Apache Avro is a data serialization system. The Avro Input step decodes binary or JSON Avro data and extracts fields from the structure it defines. This step extracts data from an Avro file to be used in the PDI stream.

General

The following fields and button are general to this transformation step:

Field Description
Step Name Specifies the unique name of the Avro Input step on the canvas. You can customize the name or leave it as the default.
Location

Indicates the file system or specific cluster where the source file you want to input is located. Options are as follows:

  • Local: Specifies that the source file is in a file system that is local to the PDI client.
  • Hadoop Cluster: Specifies that the source file is in the cluster indicated.
  • S3: Specifies that the source file is on the S3 file system.
  • HDFS (default): Specifies that the source file is on any Hadoop distributed file system, except MapR.
  • MapRFS: Specifies that the source file is on the MapR file system.
Folder/File Name

The fullly qualified URL of the source file name for the input fields.

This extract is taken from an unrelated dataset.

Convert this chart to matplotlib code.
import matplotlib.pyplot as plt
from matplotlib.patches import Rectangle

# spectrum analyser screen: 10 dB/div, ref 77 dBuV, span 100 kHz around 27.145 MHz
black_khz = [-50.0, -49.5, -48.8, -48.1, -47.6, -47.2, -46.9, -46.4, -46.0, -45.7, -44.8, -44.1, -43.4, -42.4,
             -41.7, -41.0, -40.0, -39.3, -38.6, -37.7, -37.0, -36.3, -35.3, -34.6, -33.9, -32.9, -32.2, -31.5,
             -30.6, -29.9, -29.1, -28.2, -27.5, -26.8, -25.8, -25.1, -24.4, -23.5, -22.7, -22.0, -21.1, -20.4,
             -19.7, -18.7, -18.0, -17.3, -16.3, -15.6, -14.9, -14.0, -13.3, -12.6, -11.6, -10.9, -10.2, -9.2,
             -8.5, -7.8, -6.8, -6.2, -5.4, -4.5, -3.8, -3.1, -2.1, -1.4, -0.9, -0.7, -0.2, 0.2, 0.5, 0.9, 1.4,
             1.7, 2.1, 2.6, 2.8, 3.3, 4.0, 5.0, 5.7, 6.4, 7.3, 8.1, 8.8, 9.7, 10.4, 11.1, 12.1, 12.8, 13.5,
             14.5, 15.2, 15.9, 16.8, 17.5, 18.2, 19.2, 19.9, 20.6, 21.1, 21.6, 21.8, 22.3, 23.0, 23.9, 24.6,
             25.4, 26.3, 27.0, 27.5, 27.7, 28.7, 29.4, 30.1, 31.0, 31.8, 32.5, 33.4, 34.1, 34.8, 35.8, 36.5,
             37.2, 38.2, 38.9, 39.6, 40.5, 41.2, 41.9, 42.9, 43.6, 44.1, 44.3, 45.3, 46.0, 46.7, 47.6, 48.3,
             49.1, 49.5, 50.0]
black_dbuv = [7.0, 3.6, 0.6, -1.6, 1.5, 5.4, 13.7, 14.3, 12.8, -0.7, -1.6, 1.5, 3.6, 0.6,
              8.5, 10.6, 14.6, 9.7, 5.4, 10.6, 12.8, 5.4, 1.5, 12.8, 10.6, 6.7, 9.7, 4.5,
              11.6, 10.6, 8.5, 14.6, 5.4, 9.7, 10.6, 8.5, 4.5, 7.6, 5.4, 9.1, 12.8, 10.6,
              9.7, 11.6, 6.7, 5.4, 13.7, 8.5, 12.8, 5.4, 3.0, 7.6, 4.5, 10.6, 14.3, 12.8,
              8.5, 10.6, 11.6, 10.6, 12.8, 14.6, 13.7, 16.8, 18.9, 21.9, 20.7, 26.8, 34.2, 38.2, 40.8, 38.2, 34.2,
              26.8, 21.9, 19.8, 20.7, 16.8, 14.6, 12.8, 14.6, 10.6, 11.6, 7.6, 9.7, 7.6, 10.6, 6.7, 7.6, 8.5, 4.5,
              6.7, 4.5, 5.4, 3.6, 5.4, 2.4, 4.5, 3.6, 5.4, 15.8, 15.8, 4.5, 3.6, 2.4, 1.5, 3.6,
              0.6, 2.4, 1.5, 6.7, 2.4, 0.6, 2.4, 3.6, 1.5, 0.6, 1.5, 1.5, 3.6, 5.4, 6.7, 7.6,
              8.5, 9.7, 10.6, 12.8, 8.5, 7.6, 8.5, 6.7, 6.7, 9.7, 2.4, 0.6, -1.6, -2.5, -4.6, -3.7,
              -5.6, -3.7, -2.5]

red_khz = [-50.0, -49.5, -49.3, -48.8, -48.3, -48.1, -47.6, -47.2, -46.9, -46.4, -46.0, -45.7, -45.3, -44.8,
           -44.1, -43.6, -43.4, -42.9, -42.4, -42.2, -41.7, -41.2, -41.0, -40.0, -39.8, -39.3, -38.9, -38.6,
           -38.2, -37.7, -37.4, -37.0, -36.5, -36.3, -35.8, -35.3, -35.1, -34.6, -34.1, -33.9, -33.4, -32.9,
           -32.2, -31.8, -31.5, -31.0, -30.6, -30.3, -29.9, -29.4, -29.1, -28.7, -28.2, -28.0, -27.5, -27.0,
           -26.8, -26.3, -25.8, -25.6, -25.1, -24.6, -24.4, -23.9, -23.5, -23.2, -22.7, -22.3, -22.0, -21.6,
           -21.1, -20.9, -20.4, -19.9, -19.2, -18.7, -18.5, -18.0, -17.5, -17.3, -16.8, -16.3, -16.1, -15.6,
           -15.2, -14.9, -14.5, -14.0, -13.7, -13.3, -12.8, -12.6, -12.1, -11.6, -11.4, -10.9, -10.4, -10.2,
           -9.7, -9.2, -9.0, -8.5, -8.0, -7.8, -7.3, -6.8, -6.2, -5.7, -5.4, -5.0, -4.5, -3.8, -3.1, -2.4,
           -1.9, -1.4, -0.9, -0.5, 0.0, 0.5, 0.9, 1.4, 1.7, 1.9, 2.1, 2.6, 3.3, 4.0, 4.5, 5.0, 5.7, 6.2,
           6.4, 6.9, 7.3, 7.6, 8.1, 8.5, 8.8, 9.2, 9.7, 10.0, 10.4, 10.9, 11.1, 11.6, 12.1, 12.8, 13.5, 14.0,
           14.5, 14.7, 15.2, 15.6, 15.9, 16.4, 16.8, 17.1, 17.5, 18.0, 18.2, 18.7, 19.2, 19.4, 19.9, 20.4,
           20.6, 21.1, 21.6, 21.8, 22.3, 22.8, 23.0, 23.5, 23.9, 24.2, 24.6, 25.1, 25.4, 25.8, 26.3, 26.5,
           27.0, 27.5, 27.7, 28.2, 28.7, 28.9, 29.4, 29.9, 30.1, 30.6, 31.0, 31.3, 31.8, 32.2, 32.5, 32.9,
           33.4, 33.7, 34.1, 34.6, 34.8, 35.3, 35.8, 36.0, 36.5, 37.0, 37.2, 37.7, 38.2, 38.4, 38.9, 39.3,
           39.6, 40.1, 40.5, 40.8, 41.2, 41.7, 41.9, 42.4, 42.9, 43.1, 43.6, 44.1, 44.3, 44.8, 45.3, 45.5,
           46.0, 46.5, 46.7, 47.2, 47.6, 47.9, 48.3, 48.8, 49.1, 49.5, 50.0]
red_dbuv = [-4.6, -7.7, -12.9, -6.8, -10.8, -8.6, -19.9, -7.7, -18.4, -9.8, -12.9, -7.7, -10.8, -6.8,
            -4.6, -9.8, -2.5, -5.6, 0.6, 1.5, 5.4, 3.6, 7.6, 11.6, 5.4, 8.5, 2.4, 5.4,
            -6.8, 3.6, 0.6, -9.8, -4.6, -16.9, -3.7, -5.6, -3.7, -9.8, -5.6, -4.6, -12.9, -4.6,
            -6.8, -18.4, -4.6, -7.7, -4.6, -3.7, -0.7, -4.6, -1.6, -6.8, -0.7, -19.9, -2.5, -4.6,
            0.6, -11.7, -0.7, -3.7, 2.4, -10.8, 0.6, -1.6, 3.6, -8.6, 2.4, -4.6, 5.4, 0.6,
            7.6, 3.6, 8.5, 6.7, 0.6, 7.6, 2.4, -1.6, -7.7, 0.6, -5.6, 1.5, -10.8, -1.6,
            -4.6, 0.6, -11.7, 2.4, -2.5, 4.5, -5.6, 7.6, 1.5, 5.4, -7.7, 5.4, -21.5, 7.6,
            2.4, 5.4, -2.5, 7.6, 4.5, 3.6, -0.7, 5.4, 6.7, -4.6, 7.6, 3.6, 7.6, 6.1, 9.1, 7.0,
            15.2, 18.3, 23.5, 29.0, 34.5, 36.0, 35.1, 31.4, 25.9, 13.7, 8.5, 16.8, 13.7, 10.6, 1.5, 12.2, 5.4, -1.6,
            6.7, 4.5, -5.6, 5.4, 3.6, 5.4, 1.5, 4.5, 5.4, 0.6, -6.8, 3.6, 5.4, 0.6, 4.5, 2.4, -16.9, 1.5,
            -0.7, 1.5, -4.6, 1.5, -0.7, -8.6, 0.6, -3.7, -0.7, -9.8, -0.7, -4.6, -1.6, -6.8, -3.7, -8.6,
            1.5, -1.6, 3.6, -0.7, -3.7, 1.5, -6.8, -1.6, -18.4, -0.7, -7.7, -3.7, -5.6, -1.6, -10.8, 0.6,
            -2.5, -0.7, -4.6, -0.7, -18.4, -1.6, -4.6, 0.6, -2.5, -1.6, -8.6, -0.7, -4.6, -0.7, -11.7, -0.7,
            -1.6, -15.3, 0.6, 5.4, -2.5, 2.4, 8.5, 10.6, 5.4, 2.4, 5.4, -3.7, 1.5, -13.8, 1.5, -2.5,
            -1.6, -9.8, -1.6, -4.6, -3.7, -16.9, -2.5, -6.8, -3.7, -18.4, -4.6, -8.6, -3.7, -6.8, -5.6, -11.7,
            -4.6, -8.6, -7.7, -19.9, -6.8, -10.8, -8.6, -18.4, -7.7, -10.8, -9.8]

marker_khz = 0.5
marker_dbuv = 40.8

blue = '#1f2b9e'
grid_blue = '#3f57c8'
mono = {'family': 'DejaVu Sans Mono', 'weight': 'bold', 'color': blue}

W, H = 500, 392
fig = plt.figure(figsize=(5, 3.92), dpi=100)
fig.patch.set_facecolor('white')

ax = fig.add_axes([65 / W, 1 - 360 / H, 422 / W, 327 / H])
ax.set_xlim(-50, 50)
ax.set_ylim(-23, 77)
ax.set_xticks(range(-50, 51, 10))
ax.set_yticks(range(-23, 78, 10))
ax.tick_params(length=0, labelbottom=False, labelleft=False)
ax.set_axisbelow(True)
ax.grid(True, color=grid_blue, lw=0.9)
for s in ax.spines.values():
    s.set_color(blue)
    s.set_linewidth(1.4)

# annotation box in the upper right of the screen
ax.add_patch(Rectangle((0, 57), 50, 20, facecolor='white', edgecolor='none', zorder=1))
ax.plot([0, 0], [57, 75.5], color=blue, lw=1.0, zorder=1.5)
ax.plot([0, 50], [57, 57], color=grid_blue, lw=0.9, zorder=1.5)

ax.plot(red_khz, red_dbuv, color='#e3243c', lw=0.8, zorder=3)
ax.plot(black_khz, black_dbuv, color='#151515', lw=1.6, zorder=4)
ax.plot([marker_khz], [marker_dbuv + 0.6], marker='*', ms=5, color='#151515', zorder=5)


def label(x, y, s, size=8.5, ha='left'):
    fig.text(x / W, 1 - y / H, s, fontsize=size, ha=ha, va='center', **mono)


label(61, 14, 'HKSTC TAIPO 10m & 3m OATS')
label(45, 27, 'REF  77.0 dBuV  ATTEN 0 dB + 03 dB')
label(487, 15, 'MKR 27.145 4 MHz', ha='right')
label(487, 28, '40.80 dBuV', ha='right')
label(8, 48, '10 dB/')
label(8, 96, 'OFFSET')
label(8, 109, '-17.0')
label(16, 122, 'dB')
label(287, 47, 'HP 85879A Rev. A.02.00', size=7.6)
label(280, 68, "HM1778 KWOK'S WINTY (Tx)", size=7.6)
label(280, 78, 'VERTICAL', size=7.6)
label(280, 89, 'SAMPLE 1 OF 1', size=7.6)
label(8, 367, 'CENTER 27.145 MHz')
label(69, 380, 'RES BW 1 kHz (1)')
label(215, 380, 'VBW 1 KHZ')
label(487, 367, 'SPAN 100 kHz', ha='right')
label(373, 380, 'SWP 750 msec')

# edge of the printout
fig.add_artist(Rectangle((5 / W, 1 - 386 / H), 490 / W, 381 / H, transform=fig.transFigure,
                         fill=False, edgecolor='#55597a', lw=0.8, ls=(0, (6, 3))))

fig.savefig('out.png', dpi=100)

  • When running on the Pentaho engine, a single Avro file (file:///C:/avro-input-file for example) is specified to read as input.

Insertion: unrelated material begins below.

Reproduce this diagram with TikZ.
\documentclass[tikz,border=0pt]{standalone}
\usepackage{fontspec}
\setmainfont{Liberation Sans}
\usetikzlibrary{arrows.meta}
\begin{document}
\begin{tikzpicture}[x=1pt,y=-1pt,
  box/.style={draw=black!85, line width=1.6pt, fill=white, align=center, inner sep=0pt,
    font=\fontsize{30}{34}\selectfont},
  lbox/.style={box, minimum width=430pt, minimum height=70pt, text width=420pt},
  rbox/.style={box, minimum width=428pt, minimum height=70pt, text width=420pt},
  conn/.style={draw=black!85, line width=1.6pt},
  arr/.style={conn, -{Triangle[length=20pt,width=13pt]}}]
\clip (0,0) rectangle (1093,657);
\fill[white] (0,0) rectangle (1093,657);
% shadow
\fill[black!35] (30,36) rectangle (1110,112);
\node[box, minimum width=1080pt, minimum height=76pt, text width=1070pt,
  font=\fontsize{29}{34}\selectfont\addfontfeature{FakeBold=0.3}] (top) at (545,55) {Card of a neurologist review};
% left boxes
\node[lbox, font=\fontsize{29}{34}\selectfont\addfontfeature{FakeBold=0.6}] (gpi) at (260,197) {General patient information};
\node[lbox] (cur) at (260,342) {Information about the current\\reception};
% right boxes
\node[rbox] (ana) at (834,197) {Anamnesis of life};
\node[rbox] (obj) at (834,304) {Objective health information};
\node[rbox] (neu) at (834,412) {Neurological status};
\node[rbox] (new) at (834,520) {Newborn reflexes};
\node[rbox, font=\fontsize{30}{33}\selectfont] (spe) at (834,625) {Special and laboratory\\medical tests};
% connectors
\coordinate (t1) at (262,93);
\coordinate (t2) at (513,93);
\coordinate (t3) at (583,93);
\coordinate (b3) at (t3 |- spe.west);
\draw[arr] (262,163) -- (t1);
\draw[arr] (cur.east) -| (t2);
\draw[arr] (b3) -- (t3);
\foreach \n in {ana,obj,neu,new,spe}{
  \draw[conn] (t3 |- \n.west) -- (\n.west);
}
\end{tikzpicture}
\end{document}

  • When running on the Spark engine, a folder is specified and all the Avro files within that folder are read as input.
Preview Display the rows generated by this step.

Options

The Avro Input transformation step features several tabs with fields. Each tab is described below.

Fields Tab

Fields Tab for the Avro Input Step

The table in the Fields tab defines the following input fields from the Avro source:

Field Description
Path

The location of the Avro source

Name The name of the input field
Type The type of the input field, such as ‘String’ or ‘Date’

The default format mask for the date type is yyyy-MM-dd. The default format mask for the timestamp type is yyyy-MM-dd HH:mm:ss.SSS. If the data stored is any other format, and was stored as a string data type, it will not be possible to retrieve the column data. In that case, null will be returned for that column.

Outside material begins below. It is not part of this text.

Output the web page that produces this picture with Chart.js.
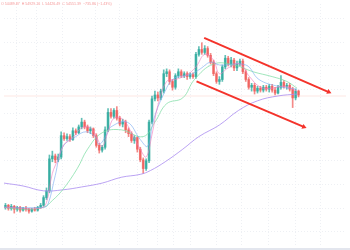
<!DOCTYPE html>
<html>
<head>
<meta charset="utf-8">
<script src="https://cdn.jsdelivr.net/npm/chart.js@4"></script>
<style>
  html, body { margin: 0; padding: 0; background: #fff; }
  #wrap { width: 350px; height: 250px; }
</style>
</head>
<body>
<div id="wrap"><canvas id="priceChart" width="350" height="250"></canvas></div>
<script>
// candle values (index = bar number, price in chart units)
const open = [40,42,39,41,38,40,37,39,38,36,38,37,40,42,50,57,90,93,89,92,
  114,111,113,110,119,117,123,128,123,119,121,114,104,99,102,120,138,134,140,132,
  126,128,120,116,109,112,100,89,80,88,128,152,156,153,160,178,180,170,164,176,
  180,176,178,175,177,175,198,203,200,204,197,190,178,170,172,185,194,188,192,184,
  188,191,180,172,164,166,160,163,161,164,162,165,161,158,164,169,165,166,162,153,160];
const close = [42,39,41,38,40,37,39,38,36,38,37,40,42,50,57,90,93,89,92,114,
  111,113,110,119,117,123,128,123,119,121,114,104,99,102,120,138,134,140,132,126,
  128,120,116,109,112,100,89,80,88,128,152,156,153,160,178,180,170,164,176,180,
  176,178,175,177,175,198,203,200,204,197,190,178,170,172,185,194,188,192,184,188,
  191,180,172,164,166,160,163,161,164,162,165,161,158,164,169,165,166,162,153,160,156];
const high = [44,43,43,42,41,41,40,41,39,39,40,41,44,52,60,94,98,95,95,118,
  117,116,115,122,121,125,132,130,125,123,122,116,106,104,123,142,142,142,144,134,
  131,130,122,118,114,113,102,91,90,130,155,160,159,162,182,183,182,172,178,183,
  182,180,180,179,179,200,206,210,207,206,199,192,180,175,187,197,196,195,194,191,
  193,193,182,174,168,168,165,165,166,166,167,167,164,166,176,171,168,168,164,162,161];
const low = [38,37,37,34,36,35,36,36,34,35,36,36,39,41,48,55,87,86,87,90,
  109,109,108,109,115,116,121,121,117,116,112,102,96,97,100,118,132,132,130,124,
  123,117,113,107,106,97,87,75,78,86,126,150,150,151,158,175,167,161,162,174,
  174,174,172,173,173,173,196,198,198,195,188,176,168,167,170,183,186,185,181,181,
  186,178,170,162,160,157,158,159,159,160,159,159,156,157,162,163,162,160,143,151,154];

// moving averages: [bar, price]
const maPink = [[-0.5,40],[12,39],[14,45],[16,75],[18,90],[20,105],[23,112],[26,122],[29,122],
  [31,113],[33,103],[35,118],[37,132],[40,131],[43,117],[46,100],[48,92],[50,115],[52,145],
  [55,170],[58,172],[62,177],[65,185],[68,198],[71,192],[73,178],[76,184],[80,188],[83,176],
  [87,164],[91,163],[95,165],[99.5,160]];
const maBlue = [[-0.5,40],[13,40],[14.5,43],[17,73],[19.5,102],[24,113],[27.5,118],[30.5,113],
  [32,105],[34.5,115],[36,123],[41.5,128],[46,110],[48.5,103],[50.5,130],[54,157],[57.5,173],
  [63,177],[66.5,183],[70,190],[73,187],[82,187],[86.5,172],[93,165],[99.5,162]];
const maGreen = [[-0.5,40],[6,38],[13,40],[16,47],[19.5,58],[24.5,80],[28,100],[33,117],
  [39.5,120],[47,113],[51,128],[55,147],[60.5,153],[64.5,172],[71,188],[78,187],[84.5,180],
  [91,175],[96,170],[99.5,163]];
const maPurple = [[-0.5,65],[6,62],[13,57],[19.5,58],[26,61],[33,65],[39.5,71],[46,74],
  [49.5,78],[54.5,87],[60.5,100],[66,113],[73,125],[79.5,140],[86,150],[93,155],[99.5,157]];

// channel arrows drawn on the chart
const upperArrow = [[67.8,215],[110.3,159]];
const lowerArrow = [[65.2,170],[101.8,123]];
const lastPrice = 155;

const legendText = "O 54489.87  H 54929.16  L 54426.49  C 54551.39  \u2212735.86 (\u22121.43%)";

const xGrid = [7.2,13.8,25.2,36.2,41.8,48.2,55.5,59.5,66.8,77.2,84.2,95.5,102.2,112.8];
const yGrid = [235,210.5,186,161.5,137,112.5,88,63.5,39,14.5];

const up = "rgba(38,166,154,0.72)";
const down = "rgba(239,83,80,0.68)";

const bars = open.map((o, i) => i);
const bodyColors = bars.map(i => close[i] >= open[i] ? up : down);

const pts = arr => arr.map(p => ({ x: p[0], y: p[1] }));

const legendPlugin = {
  id: "legendText",
  afterDraw(chart) {
    const c = chart.ctx;
    c.save();
    c.font = "3.6px 'Liberation Sans', Arial, sans-serif";
    c.fillStyle = "#f59a9a";
    c.textBaseline = "top";
    c.fillText(legendText, 1, 2);
    c.fillStyle = "#e3e6ee";
    c.fillRect(0, 248, 350, 2);
    c.restore();
  }
};

new Chart(document.getElementById("priceChart"), {
  type: "bar",
  data: {
    datasets: [
      {
        type: "line",
        data: pts(upperArrow),
        borderColor: "#f4332b",
        borderWidth: 2,
        pointRadius: [0, 3],
        pointStyle: "triangle",
        pointRotation: 114,
        pointBackgroundColor: "#f4332b",
        pointBorderWidth: 0,
        order: 0
      },
      {
        type: "line",
        data: pts(lowerArrow),
        borderColor: "#f4332b",
        borderWidth: 2,
        pointRadius: [0, 3],
        pointStyle: "triangle",
        pointRotation: 113,
        pointBackgroundColor: "#f4332b",
        pointBorderWidth: 0,
        order: 0
      },
      { type: "line", data: pts(maPink), borderColor: "rgba(240,120,190,0.6)", borderWidth: 1, pointRadius: 0, tension: 0.4, order: 1 },
      { type: "line", data: pts(maBlue), borderColor: "rgba(120,170,240,0.6)", borderWidth: 1, pointRadius: 0, tension: 0.4, order: 1 },
      { type: "line", data: pts(maGreen), borderColor: "rgba(120,220,160,0.7)", borderWidth: 1, pointRadius: 0, tension: 0.4, order: 1 },
      { type: "line", data: pts(maPurple), borderColor: "rgba(170,140,240,0.8)", borderWidth: 1, pointRadius: 0, tension: 0.4, order: 1 },
      {
        data: bars.map(i => ({ x: i, y: [Math.min(open[i], close[i]), Math.max(open[i], close[i])] })),
        backgroundColor: bodyColors,
        barThickness: 2,
        grouped: false,
        borderSkipped: false,
        order: 2
      },
      {
        data: bars.map(i => ({ x: i, y: [low[i], high[i]] })),
        backgroundColor: bodyColors,
        barThickness: 1,
        grouped: false,
        order: 3
      },
      {
        type: "line",
        data: [{ x: -0.5, y: lastPrice }, { x: 116.2, y: lastPrice }],
        borderColor: "rgba(242,120,110,0.13)",
        borderWidth: 1.5,
        pointRadius: 0,
        order: 4
      }
    ]
  },
  options: {
    responsive: false,
    animation: false,
    layout: { padding: 0 },
    plugins: { legend: { display: false }, tooltip: { enabled: false } },
    scales: {
      x: {
        type: "linear",
        min: -0.5,
        max: 116.2,
        offset: false,
        afterBuildTicks: s => { s.ticks = xGrid.map(v => ({ value: v })); },
        ticks: { display: false },
        grid: { color: "#eef0f4", drawTicks: false },
        border: { display: false, dash: [1, 2] }
      },
      y: {
        min: 0,
        max: 250,
        afterBuildTicks: s => { s.ticks = yGrid.map(v => ({ value: v })); },
        ticks: { display: false },
        grid: { color: "#eef0f4", drawTicks: false },
        border: { display: false, dash: [1, 2] }
      }
    }
  },
  plugins: [legendPlugin]
});
</script>
</body>
</html>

You can manually define the fields in the table, or you can click Get Fields to populate them from the incoming PDI stream.

Schema Tab

Schema Tab for the Avro Input Step

This tab includes the following field to define the source for your Avro schema:

  • File name: Specify the Avro schema file by entering its path as a fully qualified URL (file:///C:/avro-output-schema for example) or by clicking Browse. A separate schema file is not required. If you do not specify the schema file, PDI will attempt to retrieve the fields from the embedded schema in the Avro data file.

Metadata Injection Support

All fields of this step support metadata injection. You can use this step with ETL Metadata Injection to pass metadata to your transformation at runtime.